═══ GIVEN INFORMATION ═══
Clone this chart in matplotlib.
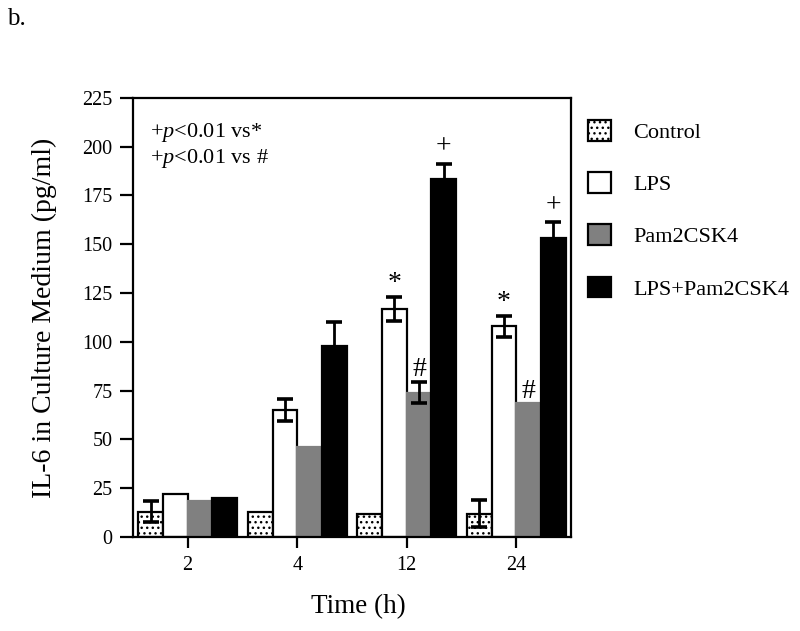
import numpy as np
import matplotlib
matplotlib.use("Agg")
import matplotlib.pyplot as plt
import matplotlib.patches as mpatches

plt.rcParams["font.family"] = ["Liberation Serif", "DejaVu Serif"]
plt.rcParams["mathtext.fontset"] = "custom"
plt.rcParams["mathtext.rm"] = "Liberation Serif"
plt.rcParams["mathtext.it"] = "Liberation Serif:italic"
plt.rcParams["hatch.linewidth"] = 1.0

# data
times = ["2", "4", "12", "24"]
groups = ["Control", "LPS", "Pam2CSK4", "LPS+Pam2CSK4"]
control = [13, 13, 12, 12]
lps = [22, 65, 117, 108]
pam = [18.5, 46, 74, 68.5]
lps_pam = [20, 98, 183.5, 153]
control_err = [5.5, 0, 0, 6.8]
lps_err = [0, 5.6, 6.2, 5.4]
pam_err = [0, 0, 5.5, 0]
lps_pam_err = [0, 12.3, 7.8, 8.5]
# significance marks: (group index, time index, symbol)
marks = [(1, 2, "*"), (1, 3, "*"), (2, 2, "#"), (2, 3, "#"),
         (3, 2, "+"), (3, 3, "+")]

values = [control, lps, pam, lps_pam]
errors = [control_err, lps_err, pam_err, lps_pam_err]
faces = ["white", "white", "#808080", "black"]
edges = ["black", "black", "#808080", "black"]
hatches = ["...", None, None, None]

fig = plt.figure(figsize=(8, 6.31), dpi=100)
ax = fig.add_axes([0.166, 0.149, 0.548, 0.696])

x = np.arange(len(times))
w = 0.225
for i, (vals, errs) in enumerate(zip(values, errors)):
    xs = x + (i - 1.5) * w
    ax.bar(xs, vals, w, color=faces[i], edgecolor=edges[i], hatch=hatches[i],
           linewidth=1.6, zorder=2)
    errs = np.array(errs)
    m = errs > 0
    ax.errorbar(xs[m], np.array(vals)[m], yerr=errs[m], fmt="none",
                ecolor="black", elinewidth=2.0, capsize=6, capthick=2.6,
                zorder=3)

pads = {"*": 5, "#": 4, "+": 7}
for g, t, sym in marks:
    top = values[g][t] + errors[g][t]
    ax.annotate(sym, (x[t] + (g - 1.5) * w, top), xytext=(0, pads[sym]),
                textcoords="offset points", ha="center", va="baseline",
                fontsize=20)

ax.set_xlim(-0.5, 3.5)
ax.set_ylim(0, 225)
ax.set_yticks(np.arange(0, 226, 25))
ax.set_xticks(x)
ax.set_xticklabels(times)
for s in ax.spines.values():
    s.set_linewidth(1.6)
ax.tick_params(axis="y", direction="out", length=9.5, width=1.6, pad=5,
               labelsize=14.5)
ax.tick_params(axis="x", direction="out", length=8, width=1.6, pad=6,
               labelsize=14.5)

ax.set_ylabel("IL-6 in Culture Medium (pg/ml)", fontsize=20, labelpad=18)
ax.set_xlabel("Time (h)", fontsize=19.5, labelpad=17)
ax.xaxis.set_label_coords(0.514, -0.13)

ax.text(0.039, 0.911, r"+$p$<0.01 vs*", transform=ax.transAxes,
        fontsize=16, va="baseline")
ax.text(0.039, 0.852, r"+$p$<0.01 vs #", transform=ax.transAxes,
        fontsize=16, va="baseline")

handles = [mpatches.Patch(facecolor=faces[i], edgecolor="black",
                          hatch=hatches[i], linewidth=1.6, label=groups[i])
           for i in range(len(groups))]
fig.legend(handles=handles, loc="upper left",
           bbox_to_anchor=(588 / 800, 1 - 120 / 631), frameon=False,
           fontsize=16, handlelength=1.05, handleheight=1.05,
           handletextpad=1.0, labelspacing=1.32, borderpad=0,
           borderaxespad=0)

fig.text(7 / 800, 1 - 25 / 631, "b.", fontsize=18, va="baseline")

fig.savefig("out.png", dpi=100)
═══
GIVEN INSTRUCTION: Each line of the material must be retyped exactly, except that images are omitted.

ANSWER BELOW:
Clone this chart in matplotlib.
import numpy as np
import matplotlib
matplotlib.use("Agg")
import matplotlib.pyplot as plt
import matplotlib.patches as mpatches

plt.rcParams["font.family"] = ["Liberation Serif", "DejaVu Serif"]
plt.rcParams["mathtext.fontset"] = "custom"
plt.rcParams["mathtext.rm"] = "Liberation Serif"
plt.rcParams["mathtext.it"] = "Liberation Serif:italic"
plt.rcParams["hatch.linewidth"] = 1.0

# data
times = ["2", "4", "12", "24"]
groups = ["Control", "LPS", "Pam2CSK4", "LPS+Pam2CSK4"]
control = [13, 13, 12, 12]
lps = [22, 65, 117, 108]
pam = [18.5, 46, 74, 68.5]
lps_pam = [20, 98, 183.5, 153]
control_err = [5.5, 0, 0, 6.8]
lps_err = [0, 5.6, 6.2, 5.4]
pam_err = [0, 0, 5.5, 0]
lps_pam_err = [0, 12.3, 7.8, 8.5]
# significance marks: (group index, time index, symbol)
marks = [(1, 2, "*"), (1, 3, "*"), (2, 2, "#"), (2, 3, "#"),
         (3, 2, "+"), (3, 3, "+")]

values = [control, lps, pam, lps_pam]
errors = [control_err, lps_err, pam_err, lps_pam_err]
faces = ["white", "white", "#808080", "black"]
edges = ["black", "black", "#808080", "black"]
hatches = ["...", None, None, None]

fig = plt.figure(figsize=(8, 6.31), dpi=100)
ax = fig.add_axes([0.166, 0.149, 0.548, 0.696])

x = np.arange(len(times))
w = 0.225
for i, (vals, errs) in enumerate(zip(values, errors)):
    xs = x + (i - 1.5) * w
    ax.bar(xs, vals, w, color=faces[i], edgecolor=edges[i], hatch=hatches[i],
           linewidth=1.6, zorder=2)
    errs = np.array(errs)
    m = errs > 0
    ax.errorbar(xs[m], np.array(vals)[m], yerr=errs[m], fmt="none",
                ecolor="black", elinewidth=2.0, capsize=6, capthick=2.6,
                zorder=3)

pads = {"*": 5, "#": 4, "+": 7}
for g, t, sym in marks:
    top = values[g][t] + errors[g][t]
    ax.annotate(sym, (x[t] + (g - 1.5) * w, top), xytext=(0, pads[sym]),
                textcoords="offset points", ha="center", va="baseline",
                fontsize=20)

ax.set_xlim(-0.5, 3.5)
ax.set_ylim(0, 225)
ax.set_yticks(np.arange(0, 226, 25))
ax.set_xticks(x)
ax.set_xticklabels(times)
for s in ax.spines.values():
    s.set_linewidth(1.6)
ax.tick_params(axis="y", direction="out", length=9.5, width=1.6, pad=5,
               labelsize=14.5)
ax.tick_params(axis="x", direction="out", length=8, width=1.6, pad=6,
               labelsize=14.5)

ax.set_ylabel("IL-6 in Culture Medium (pg/ml)", fontsize=20, labelpad=18)
ax.set_xlabel("Time (h)", fontsize=19.5, labelpad=17)
ax.xaxis.set_label_coords(0.514, -0.13)

ax.text(0.039, 0.911, r"+$p$<0.01 vs*", transform=ax.transAxes,
        fontsize=16, va="baseline")
ax.text(0.039, 0.852, r"+$p$<0.01 vs #", transform=ax.transAxes,
        fontsize=16, va="baseline")

handles = [mpatches.Patch(facecolor=faces[i], edgecolor="black",
                          hatch=hatches[i], linewidth=1.6, label=groups[i])
           for i in range(len(groups))]
fig.legend(handles=handles, loc="upper left",
           bbox_to_anchor=(588 / 800, 1 - 120 / 631), frameon=False,
           fontsize=16, handlelength=1.05, handleheight=1.05,
           handletextpad=1.0, labelspacing=1.32, borderpad=0,
           borderaxespad=0)

fig.text(7 / 800, 1 - 25 / 631, "b.", fontsize=18, va="baseline")

fig.savefig("out.png", dpi=100)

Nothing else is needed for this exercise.